* **TASK TO COMPLETE**
Extract the text of every entry below exactly; leave images out.

* **SUPPLIED DATA**
__________________________________________________

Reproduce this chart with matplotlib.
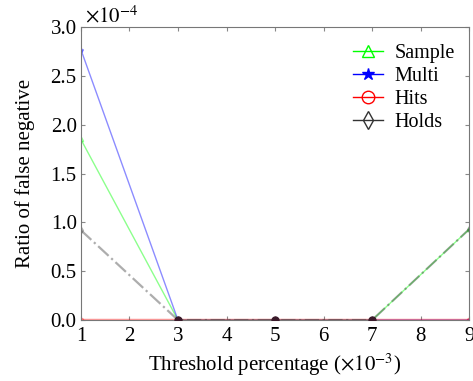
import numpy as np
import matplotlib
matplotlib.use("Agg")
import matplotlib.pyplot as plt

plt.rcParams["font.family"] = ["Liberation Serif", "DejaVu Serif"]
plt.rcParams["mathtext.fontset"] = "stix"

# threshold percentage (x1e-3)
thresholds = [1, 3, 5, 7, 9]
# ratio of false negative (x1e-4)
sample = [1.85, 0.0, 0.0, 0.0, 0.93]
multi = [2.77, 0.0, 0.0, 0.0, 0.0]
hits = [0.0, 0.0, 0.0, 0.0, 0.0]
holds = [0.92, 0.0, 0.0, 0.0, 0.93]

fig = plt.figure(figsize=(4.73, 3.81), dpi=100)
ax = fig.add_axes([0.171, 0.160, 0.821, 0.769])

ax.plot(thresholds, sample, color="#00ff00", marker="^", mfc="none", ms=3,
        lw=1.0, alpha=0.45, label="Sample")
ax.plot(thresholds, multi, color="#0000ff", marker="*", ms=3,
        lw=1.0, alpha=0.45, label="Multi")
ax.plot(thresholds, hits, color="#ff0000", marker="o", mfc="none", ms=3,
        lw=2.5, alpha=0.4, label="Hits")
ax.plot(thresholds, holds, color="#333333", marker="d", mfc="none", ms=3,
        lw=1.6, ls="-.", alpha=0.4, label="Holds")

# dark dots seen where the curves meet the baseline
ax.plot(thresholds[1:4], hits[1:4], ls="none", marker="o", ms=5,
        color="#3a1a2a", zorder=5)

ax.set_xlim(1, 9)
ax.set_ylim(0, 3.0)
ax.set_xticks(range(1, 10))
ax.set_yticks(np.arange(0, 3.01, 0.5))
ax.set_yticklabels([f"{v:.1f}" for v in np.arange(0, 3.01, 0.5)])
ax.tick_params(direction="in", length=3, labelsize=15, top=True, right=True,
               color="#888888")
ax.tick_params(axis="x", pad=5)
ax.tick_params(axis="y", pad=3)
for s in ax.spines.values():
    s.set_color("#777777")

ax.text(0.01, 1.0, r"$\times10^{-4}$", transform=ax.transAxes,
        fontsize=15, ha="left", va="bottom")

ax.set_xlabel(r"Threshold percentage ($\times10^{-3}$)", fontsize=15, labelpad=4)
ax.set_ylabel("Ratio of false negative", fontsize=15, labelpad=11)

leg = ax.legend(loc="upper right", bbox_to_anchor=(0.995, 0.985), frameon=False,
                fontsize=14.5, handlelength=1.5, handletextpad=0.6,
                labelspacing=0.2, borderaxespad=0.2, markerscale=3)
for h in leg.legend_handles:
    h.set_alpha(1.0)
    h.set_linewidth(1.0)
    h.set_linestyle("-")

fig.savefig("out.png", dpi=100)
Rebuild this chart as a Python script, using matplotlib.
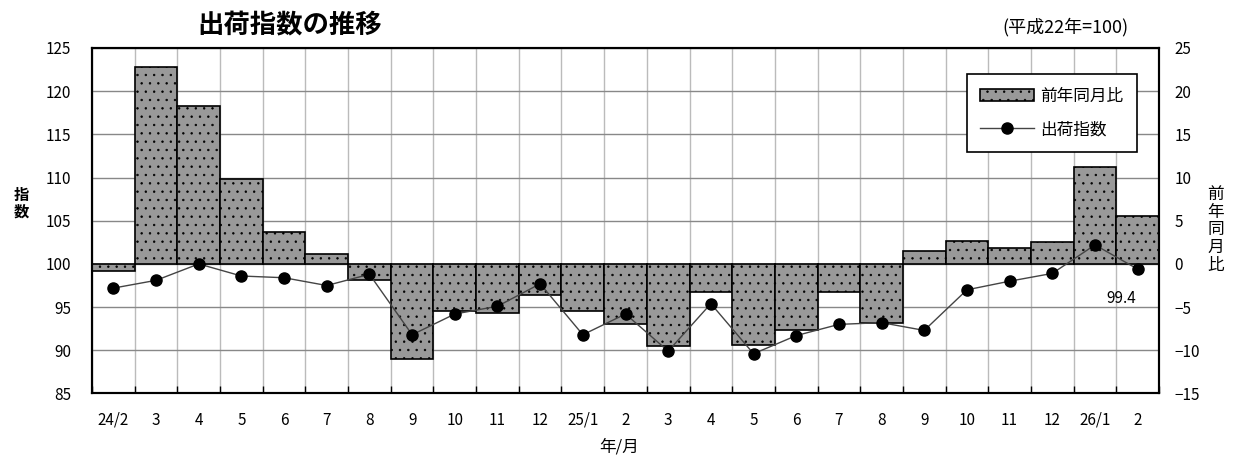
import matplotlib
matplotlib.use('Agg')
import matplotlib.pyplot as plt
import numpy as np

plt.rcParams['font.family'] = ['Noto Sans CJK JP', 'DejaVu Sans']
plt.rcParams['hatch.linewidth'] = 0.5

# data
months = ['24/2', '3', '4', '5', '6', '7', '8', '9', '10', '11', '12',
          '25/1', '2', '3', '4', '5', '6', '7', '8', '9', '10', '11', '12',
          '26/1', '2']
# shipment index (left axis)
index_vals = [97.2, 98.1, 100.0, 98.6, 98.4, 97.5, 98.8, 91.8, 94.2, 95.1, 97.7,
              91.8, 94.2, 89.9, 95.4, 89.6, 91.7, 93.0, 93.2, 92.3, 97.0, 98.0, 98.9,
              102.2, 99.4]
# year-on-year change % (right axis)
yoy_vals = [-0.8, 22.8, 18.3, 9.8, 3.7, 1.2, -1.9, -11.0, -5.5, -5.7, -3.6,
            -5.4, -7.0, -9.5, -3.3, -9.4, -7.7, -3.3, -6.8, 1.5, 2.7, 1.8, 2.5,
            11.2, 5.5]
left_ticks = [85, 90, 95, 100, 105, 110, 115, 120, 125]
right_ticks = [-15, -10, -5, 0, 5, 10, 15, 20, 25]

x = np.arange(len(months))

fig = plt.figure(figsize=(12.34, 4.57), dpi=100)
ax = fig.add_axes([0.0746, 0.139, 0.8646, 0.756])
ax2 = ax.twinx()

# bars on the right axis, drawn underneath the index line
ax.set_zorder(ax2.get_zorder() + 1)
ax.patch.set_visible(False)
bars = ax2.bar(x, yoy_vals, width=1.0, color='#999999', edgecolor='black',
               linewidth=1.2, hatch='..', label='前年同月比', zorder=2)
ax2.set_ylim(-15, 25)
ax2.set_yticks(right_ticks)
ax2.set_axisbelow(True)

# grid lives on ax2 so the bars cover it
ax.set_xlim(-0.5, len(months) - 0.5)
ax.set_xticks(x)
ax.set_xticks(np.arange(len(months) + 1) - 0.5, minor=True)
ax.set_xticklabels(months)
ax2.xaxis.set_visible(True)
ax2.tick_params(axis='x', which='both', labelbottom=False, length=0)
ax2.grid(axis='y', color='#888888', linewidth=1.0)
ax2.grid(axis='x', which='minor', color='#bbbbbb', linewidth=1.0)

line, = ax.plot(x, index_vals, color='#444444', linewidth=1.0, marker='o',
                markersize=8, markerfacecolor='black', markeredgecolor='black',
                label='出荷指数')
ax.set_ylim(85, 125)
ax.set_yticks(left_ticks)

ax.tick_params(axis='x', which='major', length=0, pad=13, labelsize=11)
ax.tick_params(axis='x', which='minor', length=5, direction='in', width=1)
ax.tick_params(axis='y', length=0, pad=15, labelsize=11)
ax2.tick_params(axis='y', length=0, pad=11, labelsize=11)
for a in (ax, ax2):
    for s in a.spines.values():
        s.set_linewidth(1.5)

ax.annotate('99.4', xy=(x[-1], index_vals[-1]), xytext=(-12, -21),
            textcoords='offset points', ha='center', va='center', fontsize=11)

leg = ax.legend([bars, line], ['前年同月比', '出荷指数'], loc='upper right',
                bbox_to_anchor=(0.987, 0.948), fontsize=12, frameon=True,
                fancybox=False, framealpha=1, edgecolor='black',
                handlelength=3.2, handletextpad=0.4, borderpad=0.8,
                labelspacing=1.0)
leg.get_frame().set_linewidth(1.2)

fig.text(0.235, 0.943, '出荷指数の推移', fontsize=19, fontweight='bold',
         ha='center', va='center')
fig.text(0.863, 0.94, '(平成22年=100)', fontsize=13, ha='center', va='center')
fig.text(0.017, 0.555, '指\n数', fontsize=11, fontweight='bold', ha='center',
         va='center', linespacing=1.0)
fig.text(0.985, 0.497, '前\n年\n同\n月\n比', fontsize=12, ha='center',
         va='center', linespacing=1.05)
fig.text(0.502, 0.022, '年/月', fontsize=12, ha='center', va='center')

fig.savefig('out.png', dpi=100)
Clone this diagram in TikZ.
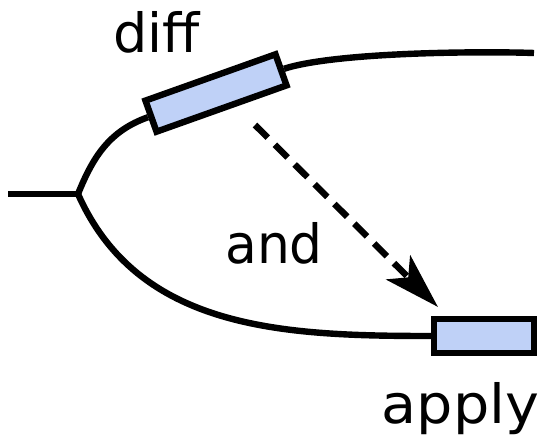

__________________________________________________

* **SOLVED PROBLEM**
Reproduce this chart with matplotlib.
import numpy as np
import matplotlib
matplotlib.use("Agg")
import matplotlib.pyplot as plt

plt.rcParams["font.family"] = ["Liberation Serif", "DejaVu Serif"]
plt.rcParams["mathtext.fontset"] = "stix"

# threshold percentage (x1e-3)
thresholds = [1, 3, 5, 7, 9]
# ratio of false negative (x1e-4)
sample = [1.85, 0.0, 0.0, 0.0, 0.93]
multi = [2.77, 0.0, 0.0, 0.0, 0.0]
hits = [0.0, 0.0, 0.0, 0.0, 0.0]
holds = [0.92, 0.0, 0.0, 0.0, 0.93]

fig = plt.figure(figsize=(4.73, 3.81), dpi=100)
ax = fig.add_axes([0.171, 0.160, 0.821, 0.769])

ax.plot(thresholds, sample, color="#00ff00", marker="^", mfc="none", ms=3,
        lw=1.0, alpha=0.45, label="Sample")
ax.plot(thresholds, multi, color="#0000ff", marker="*", ms=3,
        lw=1.0, alpha=0.45, label="Multi")
ax.plot(thresholds, hits, color="#ff0000", marker="o", mfc="none", ms=3,
        lw=2.5, alpha=0.4, label="Hits")
ax.plot(thresholds, holds, color="#333333", marker="d", mfc="none", ms=3,
        lw=1.6, ls="-.", alpha=0.4, label="Holds")

# dark dots seen where the curves meet the baseline
ax.plot(thresholds[1:4], hits[1:4], ls="none", marker="o", ms=5,
        color="#3a1a2a", zorder=5)

ax.set_xlim(1, 9)
ax.set_ylim(0, 3.0)
ax.set_xticks(range(1, 10))
ax.set_yticks(np.arange(0, 3.01, 0.5))
ax.set_yticklabels([f"{v:.1f}" for v in np.arange(0, 3.01, 0.5)])
ax.tick_params(direction="in", length=3, labelsize=15, top=True, right=True,
               color="#888888")
ax.tick_params(axis="x", pad=5)
ax.tick_params(axis="y", pad=3)
for s in ax.spines.values():
    s.set_color("#777777")

ax.text(0.01, 1.0, r"$\times10^{-4}$", transform=ax.transAxes,
        fontsize=15, ha="left", va="bottom")

ax.set_xlabel(r"Threshold percentage ($\times10^{-3}$)", fontsize=15, labelpad=4)
ax.set_ylabel("Ratio of false negative", fontsize=15, labelpad=11)

leg = ax.legend(loc="upper right", bbox_to_anchor=(0.995, 0.985), frameon=False,
                fontsize=14.5, handlelength=1.5, handletextpad=0.6,
                labelspacing=0.2, borderaxespad=0.2, markerscale=3)
for h in leg.legend_handles:
    h.set_alpha(1.0)
    h.set_linewidth(1.0)
    h.set_linestyle("-")

fig.savefig("out.png", dpi=100)
Rebuild this chart as a Python script, using matplotlib.
import matplotlib
matplotlib.use('Agg')
import matplotlib.pyplot as plt
import numpy as np

plt.rcParams['font.family'] = ['Noto Sans CJK JP', 'DejaVu Sans']
plt.rcParams['hatch.linewidth'] = 0.5

# data
months = ['24/2', '3', '4', '5', '6', '7', '8', '9', '10', '11', '12',
          '25/1', '2', '3', '4', '5', '6', '7', '8', '9', '10', '11', '12',
          '26/1', '2']
# shipment index (left axis)
index_vals = [97.2, 98.1, 100.0, 98.6, 98.4, 97.5, 98.8, 91.8, 94.2, 95.1, 97.7,
              91.8, 94.2, 89.9, 95.4, 89.6, 91.7, 93.0, 93.2, 92.3, 97.0, 98.0, 98.9,
              102.2, 99.4]
# year-on-year change % (right axis)
yoy_vals = [-0.8, 22.8, 18.3, 9.8, 3.7, 1.2, -1.9, -11.0, -5.5, -5.7, -3.6,
            -5.4, -7.0, -9.5, -3.3, -9.4, -7.7, -3.3, -6.8, 1.5, 2.7, 1.8, 2.5,
            11.2, 5.5]
left_ticks = [85, 90, 95, 100, 105, 110, 115, 120, 125]
right_ticks = [-15, -10, -5, 0, 5, 10, 15, 20, 25]

x = np.arange(len(months))

fig = plt.figure(figsize=(12.34, 4.57), dpi=100)
ax = fig.add_axes([0.0746, 0.139, 0.8646, 0.756])
ax2 = ax.twinx()

# bars on the right axis, drawn underneath the index line
ax.set_zorder(ax2.get_zorder() + 1)
ax.patch.set_visible(False)
bars = ax2.bar(x, yoy_vals, width=1.0, color='#999999', edgecolor='black',
               linewidth=1.2, hatch='..', label='前年同月比', zorder=2)
ax2.set_ylim(-15, 25)
ax2.set_yticks(right_ticks)
ax2.set_axisbelow(True)

# grid lives on ax2 so the bars cover it
ax.set_xlim(-0.5, len(months) - 0.5)
ax.set_xticks(x)
ax.set_xticks(np.arange(len(months) + 1) - 0.5, minor=True)
ax.set_xticklabels(months)
ax2.xaxis.set_visible(True)
ax2.tick_params(axis='x', which='both', labelbottom=False, length=0)
ax2.grid(axis='y', color='#888888', linewidth=1.0)
ax2.grid(axis='x', which='minor', color='#bbbbbb', linewidth=1.0)

line, = ax.plot(x, index_vals, color='#444444', linewidth=1.0, marker='o',
                markersize=8, markerfacecolor='black', markeredgecolor='black',
                label='出荷指数')
ax.set_ylim(85, 125)
ax.set_yticks(left_ticks)

ax.tick_params(axis='x', which='major', length=0, pad=13, labelsize=11)
ax.tick_params(axis='x', which='minor', length=5, direction='in', width=1)
ax.tick_params(axis='y', length=0, pad=15, labelsize=11)
ax2.tick_params(axis='y', length=0, pad=11, labelsize=11)
for a in (ax, ax2):
    for s in a.spines.values():
        s.set_linewidth(1.5)

ax.annotate('99.4', xy=(x[-1], index_vals[-1]), xytext=(-12, -21),
            textcoords='offset points', ha='center', va='center', fontsize=11)

leg = ax.legend([bars, line], ['前年同月比', '出荷指数'], loc='upper right',
                bbox_to_anchor=(0.987, 0.948), fontsize=12, frameon=True,
                fancybox=False, framealpha=1, edgecolor='black',
                handlelength=3.2, handletextpad=0.4, borderpad=0.8,
                labelspacing=1.0)
leg.get_frame().set_linewidth(1.2)

fig.text(0.235, 0.943, '出荷指数の推移', fontsize=19, fontweight='bold',
         ha='center', va='center')
fig.text(0.863, 0.94, '(平成22年=100)', fontsize=13, ha='center', va='center')
fig.text(0.017, 0.555, '指\n数', fontsize=11, fontweight='bold', ha='center',
         va='center', linespacing=1.0)
fig.text(0.985, 0.497, '前\n年\n同\n月\n比', fontsize=12, ha='center',
         va='center', linespacing=1.05)
fig.text(0.502, 0.022, '年/月', fontsize=12, ha='center', va='center')

fig.savefig('out.png', dpi=100)
Clone this diagram in TikZ.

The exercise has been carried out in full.